What’s left to do now is updating smack-openpgp due to updates made to XEP-0373 and extensive testing against other implementations.

Happy Hacking!

Summer of Code: Finalizing the PR

Quick update:

Only a few days are left until the last and final Evaluation Phase.

I spent the week opening my pull request against Smacks master branch and adding a basic trust management implementation. Now the user is required to make decisions whether to trust a contacts key or not. However, the storage implementation is kept very modular, so an implementor can easily create a trust store implementation that realizes custom behaviour.

Smack-openpgp now allows users which did not subscribe to one another to exchange encryption keys quite easily. If a user receives an encrypted message, the implementation automatically fetches the senders keys to allow signature verification.

Furthermore there are more JUnit tests now, so that Smacks total test coverage actually increases when my PR gets merged 😀

Happy Hacking!

Summer of Code: First PGPainless Release!

I’m very happy and proud to announce the first alpha release of PGPainless!

PGPainless 0.0.1-alpha1 is the first non-snapshot release and is available from maven central. It was an interesting experience to go through the process of creating a release and I’m looking forward to have many more releases in the future 🙂

The current release contains a workaround for the bug I described in an earlier blog post. The issue was, that bouncycastle wouldn’t mark the public sub keys of a secret key ring as sub keys, which results in loss of keys if the user tries to create a public key ring from the exported public keys. My workaround fixes the issue by iterating through all sub keys of an existing key ring and converting the key packages of subkeys to subkey packages. The code is also available as a gist.

Ironically I had some issues related to OpenPGP during the release process. Releases to maven central have to be signed with an OpenPGP key, so I created a dedicated signing key pair using GnuPG, which I wanted to put into a separate GPG key box. After creating the key, I exported it using

gpg --armor --export-secret-keys [key-id] > pgpainless-singing-key.asc

imported it into a dedicated key box using

gpg --no-default-keyring --keyring pgpainless.gpg --import pgpainless-signing-key.asc

and deleted the key from my old key box, as well as the .asc-file. But when I tried to sign my release, I got the error, that a secret key would be needed. After checking the key box, I noticed, that only a public key was present.

Unfortunately that key had already been published to the key servers and I have no way to revoke it, due to lack of a secret key. I have no idea, what exactly happened or how it could happen, but its too late to recover the key.

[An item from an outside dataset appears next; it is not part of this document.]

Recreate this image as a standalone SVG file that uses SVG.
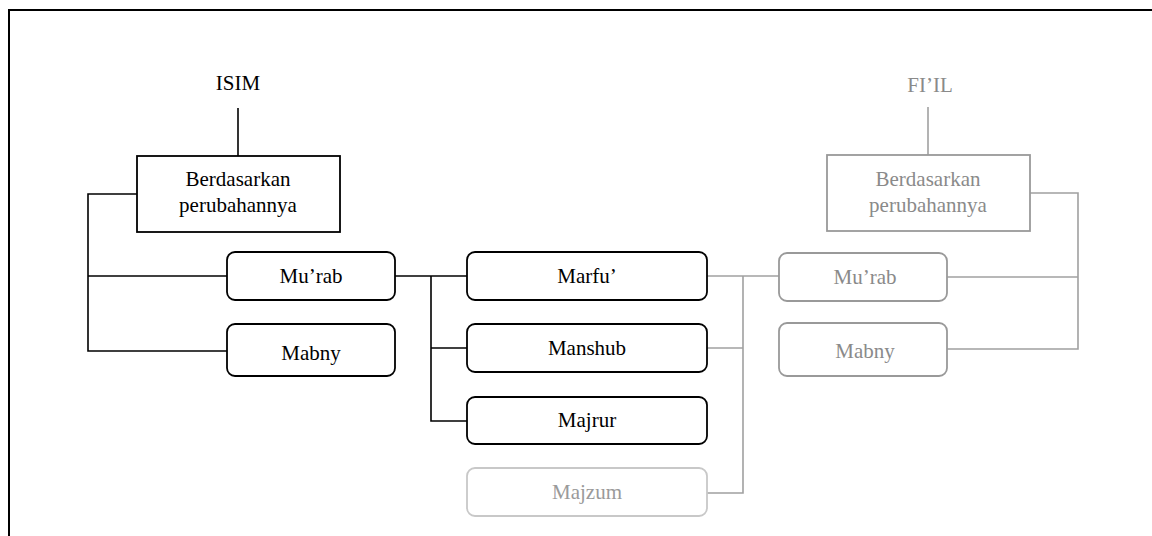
<svg xmlns="http://www.w3.org/2000/svg" width="1152" height="536" viewBox="0 0 1152 536">
<style>
text{font-family:"Liberation Serif","Times New Roman",serif;font-size:21px;text-anchor:middle}
.k{fill:#000}
.g{fill:#8a8a8a}
.lg{fill:#9a9a9a}
.bk{fill:#fff;stroke:#000;stroke-width:1.8}
.bg{fill:#fff;stroke:#999;stroke-width:1.8}
.bl{fill:#fff;stroke:#c8c8c8;stroke-width:1.8}
.ck{fill:none;stroke:#000;stroke-width:1.6}
.cg{fill:none;stroke:#a0a0a0;stroke-width:1.6}
</style>
<rect width="1152" height="536" fill="#fff"/>
<path d="M9,536 V10 H1152" fill="none" stroke="#000" stroke-width="2"/>
<g id="connectors">
<path class="ck" d="M238,108 V156"/>
<path class="ck" d="M137,194 H88 V351 H227"/>
<path class="ck" d="M88,276 H227"/>
<path class="ck" d="M395,276 H467"/>
<path class="ck" d="M431,276 V421 H467"/>
<path class="ck" d="M431,348 H467"/>
<path class="cg" d="M707,276 H779"/>
<path class="cg" d="M743,276 V493 H707"/>
<path class="cg" d="M707,348 H743"/>
<path class="cg" d="M928,107 V155"/>
<path class="cg" d="M1030,193 H1078 V349 H947"/>
<path class="cg" d="M947,277 H1078"/>
</g>
<g id="isim"><text class="k" x="238" y="90">ISIM</text></g>
<g id="isim-berdasarkan">
<rect class="bk" x="137" y="156" width="203" height="76"/>
<text class="k" x="238" y="186">Berdasarkan</text>
<text class="k" x="238" y="212">perubahannya</text>
</g>
<g id="isim-murab"><rect class="bk" x="227" y="252" width="168" height="48" rx="8"/><text class="k" x="311" y="283">Mu’rab</text></g>
<g id="isim-mabny"><rect class="bk" x="227" y="324" width="168" height="52" rx="8"/><text class="k" x="311" y="360">Mabny</text></g>
<g id="marfu"><rect class="bk" x="467" y="252" width="240" height="48" rx="8"/><text class="k" x="587" y="283">Marfu’</text></g>
<g id="manshub"><rect class="bk" x="467" y="324" width="240" height="48" rx="8"/><text class="k" x="587" y="355">Manshub</text></g>
<g id="majrur"><rect class="bk" x="467" y="397" width="240" height="47" rx="8"/><text class="k" x="587" y="427">Majrur</text></g>
<g id="majzum"><rect class="bl" x="467" y="468" width="240" height="48" rx="8"/><text class="lg" x="587" y="499">Majzum</text></g>
<g id="fiil"><text class="g" x="930" y="92">FI’IL</text></g>
<g id="fiil-berdasarkan">
<rect class="bg" x="827" y="155" width="203" height="76"/>
<text class="g" x="928" y="186">Berdasarkan</text>
<text class="g" x="928" y="212">perubahannya</text>
</g>
<g id="fiil-murab"><rect class="bg" x="779" y="253" width="168" height="48" rx="8"/><text class="g" x="865" y="284">Mu’rab</text></g>
<g id="fiil-mabny"><rect class="bg" x="779" y="323" width="168" height="53" rx="8"/><text class="g" x="865" y="358">Mabny</text></g>
</svg>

Edit: I found my error: Importing a secret key is only possible with the flag `–allow-secret-key-import`, eg

gpg --import --allow-secret-key-import key.asc

So in the end I had to create a new OpenPGP key, which I now carefully backed up on a freshly bought USB stick which will be locked away for the event that I lose the copy on my work station. Better safe than sorry.

Happy Hacking!

Summer of Code: Plan for the grand finale

I passed the second evaluation phase 🙂 Now begins the final spurt, as the last month of GSoC has begun. My main goal can be summarized as follows: Get everything merged!

To get that done, I have to polish up my smack-openpgp branch which has grown to a size of 7000 loc. There are still some minor quirks, but Florian recommended to focus on the big picture instead of spending too much time on small details and edge cases.

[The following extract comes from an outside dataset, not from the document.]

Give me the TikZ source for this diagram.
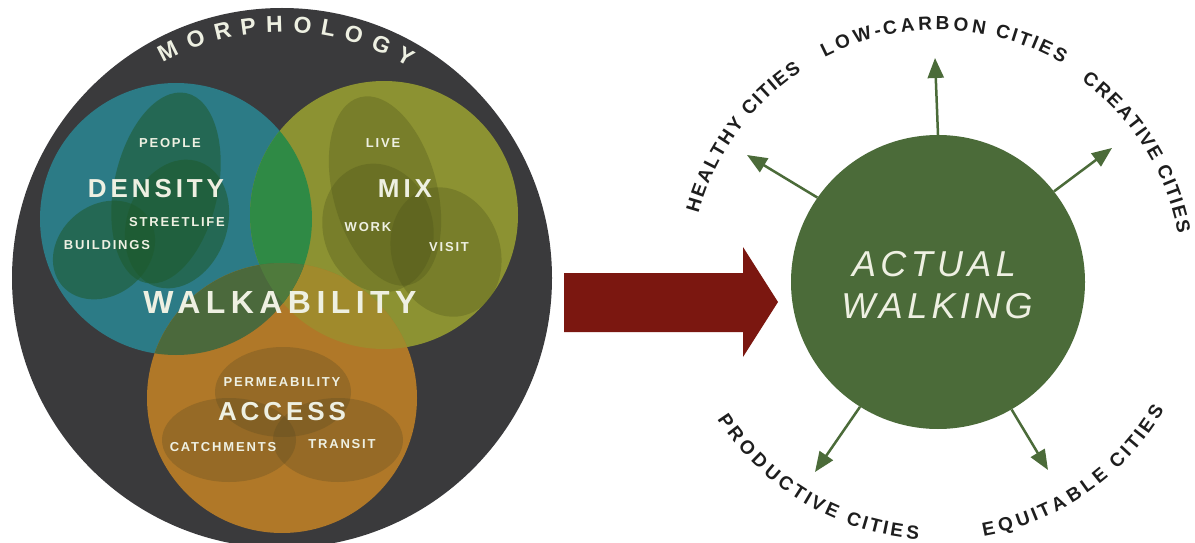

I also have to release pgpainless to maven central and establish some kind of release cycle. It will be a future challenge for me personally to synchronize the releases of smack-openpgp and pgpainless.

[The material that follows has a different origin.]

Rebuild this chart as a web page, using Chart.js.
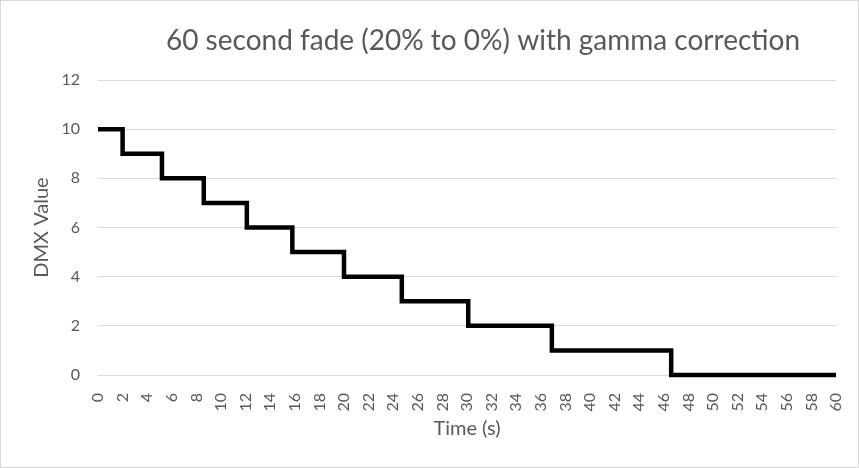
<!DOCTYPE html>
<html lang="en">
<head>
    <meta charset="UTF-8" />
    <title>60 second fade</title>
    <script src="https://cdn.jsdelivr.net/npm/chart.js"></script>
    <style>
        body { margin: 0; background: #fff; }
        #wrap { width: 859px; height: 468px; box-sizing: border-box; border: 1px solid #d9d9d9; }
    </style>
</head>
<body>
    <div id="wrap">
        <canvas id="fadeChart" width="857" height="466"></canvas>
    </div>

    <script>
        // time (s) where each new DMX level starts
        const stepTimes = [0, 2, 5.2, 8.6, 12.1, 15.8, 20, 24.7, 30.1, 36.9, 46.6, 60];
        const dmxValues = [10, 9, 8, 7, 6, 5, 4, 3, 2, 1, 0, 0];
        const chartTitle = "60 second fade (20% to 0%) with gamma correction";

        const textColor = '#595959';
        const gridColor = '#d9d9d9';

        // title is drawn a little right of the plot centre, like the original
        const titlePlugin = {
            id: 'offsetTitle',
            afterDraw(chart) {
                const ctx = chart.ctx;
                const area = chart.chartArea;
                ctx.save();
                ctx.font = '28px Lato';
                ctx.fillStyle = textColor;
                ctx.textAlign = 'center';
                ctx.textBaseline = 'alphabetic';
                ctx.fillText(chartTitle, (area.left + area.right) / 2 + 16, 49);
                ctx.restore();
            }
        };

        const points = stepTimes.map((t, i) => ({ x: t, y: dmxValues[i] }));

        new Chart(document.getElementById('fadeChart'), {
            type: 'line',
            data: {
                datasets: [{
                    label: 'DMX Value',
                    data: points,
                    stepped: true,
                    borderColor: '#000000',
                    borderWidth: 4.5,
                    borderJoinStyle: 'miter',
                    borderCapStyle: 'butt',
                    pointRadius: 0,
                    fill: false,
                    clip: 3
                }]
            },
            options: {
                responsive: false,
                animation: false,
                layout: { padding: { top: 79, right: 22, bottom: 0, left: 0 } },
                plugins: {
                    legend: { display: false },
                    tooltip: { enabled: false }
                },
                scales: {
                    x: {
                        type: 'linear',
                        min: 0,
                        max: 60,
                        grid: { display: false },
                        border: { display: false },
                        ticks: {
                            stepSize: 2,
                            minRotation: 90,
                            maxRotation: 90,
                            padding: 10,
                            color: textColor,
                            font: { family: 'Lato', size: 16 }
                        },
                        title: {
                            display: true,
                            text: 'Time (s)',
                            color: textColor,
                            font: { family: 'Lato', size: 20 },
                            padding: { top: 0, bottom: 26 }
                        },
                        afterFit(scale) {
                            scale.height = 92;
                            // let the layout padding alone decide the plot edges
                            scale.paddingLeft = 0;
                            scale.paddingRight = 0;
                        }
                    },
                    y: {
                        min: 0,
                        max: 12,
                        grid: { color: gridColor, drawTicks: false },
                        border: { display: false },
                        ticks: {
                            stepSize: 2,
                            padding: 18,
                            color: textColor,
                            font: { family: 'Lato', size: 16 }
                        },
                        title: {
                            display: true,
                            text: 'DMX Value',
                            color: textColor,
                            font: { family: 'Lato', size: 20 },
                            padding: { top: 29, bottom: 0 }
                        },
                        afterFit(scale) { scale.width = 97; }
                    }
                }
            },
            plugins: [titlePlugin]
        });
    </script>
</body>
</html>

But now enough talking, I have to get to work 🙂

Happy Hacking!

Summer of Code: Second evaluation phase

Quite some time has passed since I bothered you with my last post 🙂 A lot has happened since, I have been making steady process in both smack-openpgp, as well as pgpainless.

One big step that I took was to get rid of smack-openpgp-bouncycastle, which now has been merged into smack-openpgp. Having modular code may be worthwhile, however it poses some big challenges. The biggest problem with having smack-openpgp not depend on smack-openpgp-bouncycastle was, that I could not use classes that represent encryption keys directly in smack-openpgp. Instead I had to create interfaces that encapsule functionality and call those in order to get stuff done from inside smack-openpgp. Last week me and flow decided that it would make my job a lot easier if we just got rid of smack-openpgp-bouncycastle by merging the two modules. In case there will be another implementation at some point, the code would still be modular enough to allow extension by overriding classes and methods.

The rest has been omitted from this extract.